このように、データを失うということは、ビジネスにおいて、多大な影響を及ぼしかねません。


データイメージ

自然災害からの復旧も課題

1995年の阪神・淡路大震災、2011年の東日本大震災は、非常に大きな被害をもたらしました。こういった災害から、いかにデータを守るかも、重要な課題となります。上述のような大地震だけでなく、火災、水害、事故といった可能性は、少なからず存在します。そういった災害が発生することで、PCをはじめとしたコンピュータ機器も、甚大な被害を被る可能性があります。


具体的には、火災などでは、オフィスの被災と同様にPCが使用不能な状態になることが想定されます。そして、一時的には業務の停止は余儀なくされます。しかし、速やかに平時への復旧が求められます。PCなどのコンピュータでは、こういった対応や予防対策のことをディザスタリカバリと呼びます。
ディザスタリカバリのもっとも重要なポイントは、企業などでの業務継続です。規模の大小を問わず、災害発生でコンピュータシステムが停止した場合でも、的確に復旧させるための実効的な対策を事前に検討し、実行可能な状態にしておく必要があります。この連載では、あまり深くこの機能についてはふれることはできませんが、近年、重要な課題の1つとなっています。


災害イメージ

データを失う対策として

さて、前回、説明したように、データを失う原因に人的なミスがあります。ファイルの上書き、誤った削除、紛失などです。
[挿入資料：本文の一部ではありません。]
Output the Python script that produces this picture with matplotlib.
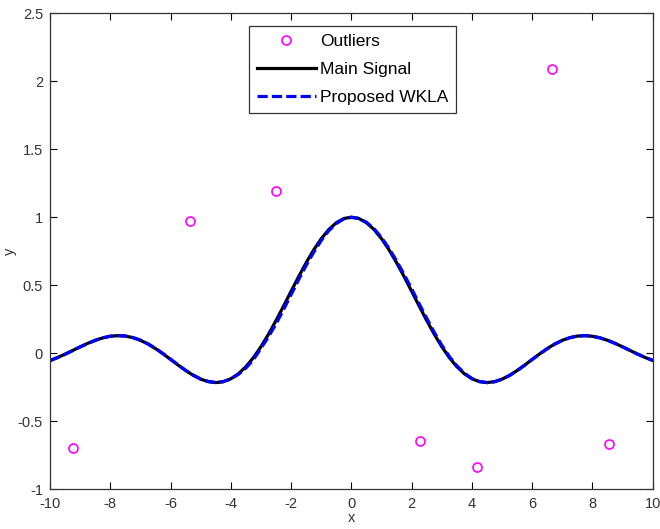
import numpy as np
import matplotlib.pyplot as plt

# sample grid of the curves (step 0.25)
x_grid = np.linspace(-10, 10, 81)

# main signal (x = 0 .. 10, step 0.25), curve is symmetric
main_half = [1.0, 0.9896, 0.9589, 0.9089, 0.8415, 0.7592, 0.6650, 0.5623, 0.4546,
             0.3458, 0.2394, 0.1388, 0.0470, -0.0333, -0.1002, -0.1524, -0.1892,
             -0.2106, -0.2172, -0.2104, -0.1918, -0.1636, -0.1283, -0.0884, -0.0466,
             -0.0053, 0.0331, 0.0667, 0.0939, 0.1135, 0.1251, 0.1283, 0.1237, 0.1118,
             0.0939, 0.0714, 0.0458, 0.0188, -0.0079, -0.0327, -0.0544]
main_signal = main_half[:0:-1] + main_half

# proposed WKLA estimate, x = -10 .. 10, step 0.25
wkla = [-0.056, -0.034, -0.009, 0.018, 0.045, 0.070, 0.093, 0.112, 0.124, 0.128,
        0.126, 0.114, 0.095, 0.068, 0.035, -0.004, -0.045, -0.087, -0.127, -0.162,
        -0.191, -0.209, -0.216, -0.210, -0.190, -0.157, -0.110, -0.048, 0.035, 0.120,
        0.215, 0.320, 0.430, 0.540, 0.645, 0.742, 0.828, 0.900, 0.953, 0.987,
        0.998, 0.991, 0.962, 0.915, 0.850, 0.770, 0.678, 0.578, 0.472, 0.363,
        0.256, 0.153, 0.058, -0.025, -0.094, -0.148, -0.187, -0.209, -0.217, -0.211,
        -0.193, -0.165, -0.130, -0.090, -0.048, -0.007, 0.032, 0.066, 0.093, 0.113,
        0.125, 0.128, 0.124, 0.112, 0.094, 0.071, 0.046, 0.019, -0.008, -0.032, -0.054]

# outliers
out_x = [-9.23, -5.37, -2.51, 2.28, 4.18, 6.67, 8.54]
out_y = [-0.70, 0.97, 1.19, -0.65, -0.84, 2.09, -0.67]

plt.rcParams['font.family'] = ['Liberation Sans', 'DejaVu Sans']
plt.rcParams['font.size'] = 10.5
plt.rcParams['axes.unicode_minus'] = False

fig = plt.figure(figsize=(6.6, 5.29), dpi=100)
ax = fig.add_axes([0.0758, 0.0756, 0.9132, 0.8994])

ax.plot(out_x, out_y, 'o', color='#ff00ff', markerfacecolor='none',
        markersize=6.5, markeredgewidth=1.2, label='Outliers', zorder=3)
ax.plot(x_grid, main_signal, '-', color='black', linewidth=2.3, label='Main Signal')
ax.plot(x_grid, wkla, '--', color='blue', linewidth=2.3, dashes=(3.2, 1.3),
        label='Proposed WKLA')

ax.set_xlim(-10, 10)
ax.set_ylim(-1, 2.5)
ax.set_xticks(np.arange(-10, 11, 2))
ax.set_yticks(np.arange(-1, 2.6, 0.5))
ax.set_yticklabels(['-1', '-0.5', '0', '0.5', '1', '1.5', '2', '2.5'])
ax.tick_params(direction='in', top=True, right=True, length=5, width=0.8,
               labelcolor='#333333')
ax.tick_params(axis='x', pad=6)
ax.tick_params(axis='y', pad=5)
for s in ax.spines.values():
    s.set_linewidth(0.9)
    s.set_color('#333333')

ax.set_xlabel('x', labelpad=0, color='#333333')
ax.set_ylabel('y', labelpad=1, color='#333333')

leg = ax.legend(loc='upper center', bbox_to_anchor=(0.502, 0.973), fancybox=False,
                framealpha=1, edgecolor='#333333', fontsize=12.5, handlelength=3.4,
                borderpad=0.45, labelspacing=0.75, handletextpad=0.25,
                borderaxespad=0)
leg.get_frame().set_linewidth(0.9)

fig.savefig('out.png', dpi=100)
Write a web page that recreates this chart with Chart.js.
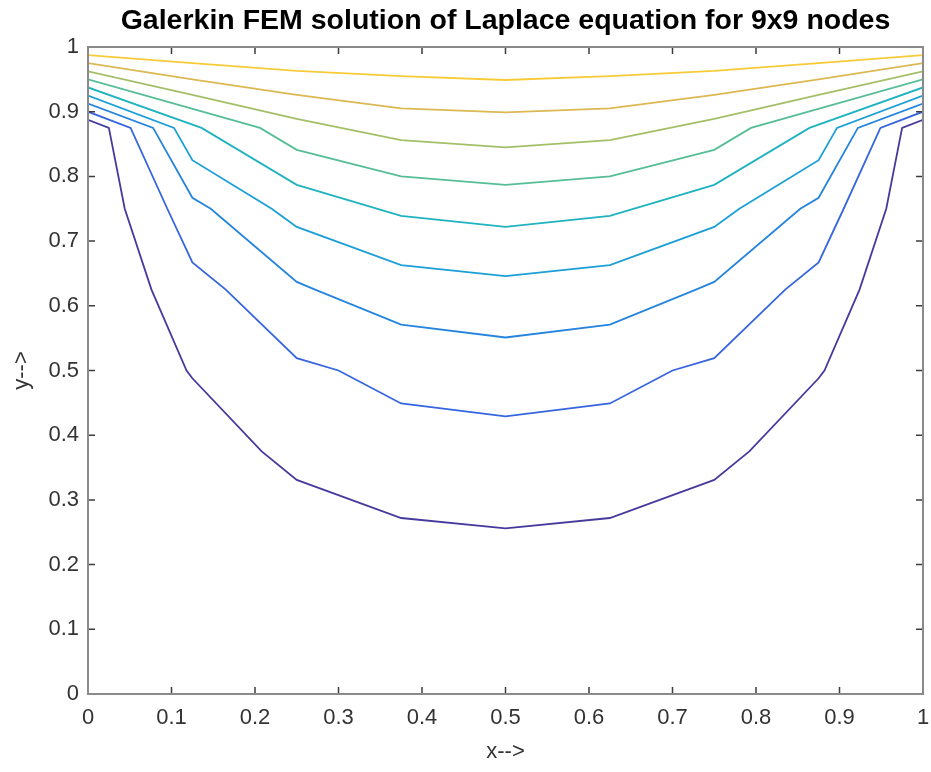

そして、このような原因に対し、人に対して対策を講じることは、簡単ではありません。では、どうすればよいでしょうか。
その答えの1つは、バックアップです。バックアップはさまざまな方法があります(次回で解説します)が、基本的には「データの予備を別に保存しておく」ということになります。たとえば、HDDが損傷しても、データが別の記憶媒体にあれば、そのデータを使うことができます。万が一、誤ってデータを削除しても、バックアップがあれば、そこからデータを復旧(復元、リカバリともいいます)させることができます。


ただし、バックアップにも欠点はあります。バックアップを行った後の変更や新規に作成されたデータについては、復旧できない点です。バックアップは定期的に行うことが一般的ですが、常時、バックアップを行うことはできません。一般的には、1日1回といった頻度が多いでしょう。したがって、一度、バックアップが行われて、次のバックアップが実行されるまでの24時間は、無防備になります。
そこで、組み合わせたい対策がミラーリングです。ミラーリングは、HDDへの変更・修正があれば、即時に反映されます。つまり、新規に作成されたデータなどは、必ず複製が作成され、HDDの障害が発生した場合でも、対応が可能となります。ただし、誤った削除などには、対応できません。


ここで重要なことは、バックアップやミラーリング単体では、防ぐことができないことも、組み合わせることで対策が可能になるという点です。それぞれに長所がありますが、欠点も存在します。そこで、異なる対策を組みわせて、より安全な体制を構築できるようになります。これは、バックアップとミラーリングに限りません。データを守る際に、多重に対策を施すことが互いの欠点を補うことでより安全性を高めます。この連載では、そういった点にも注目してみたいと思います。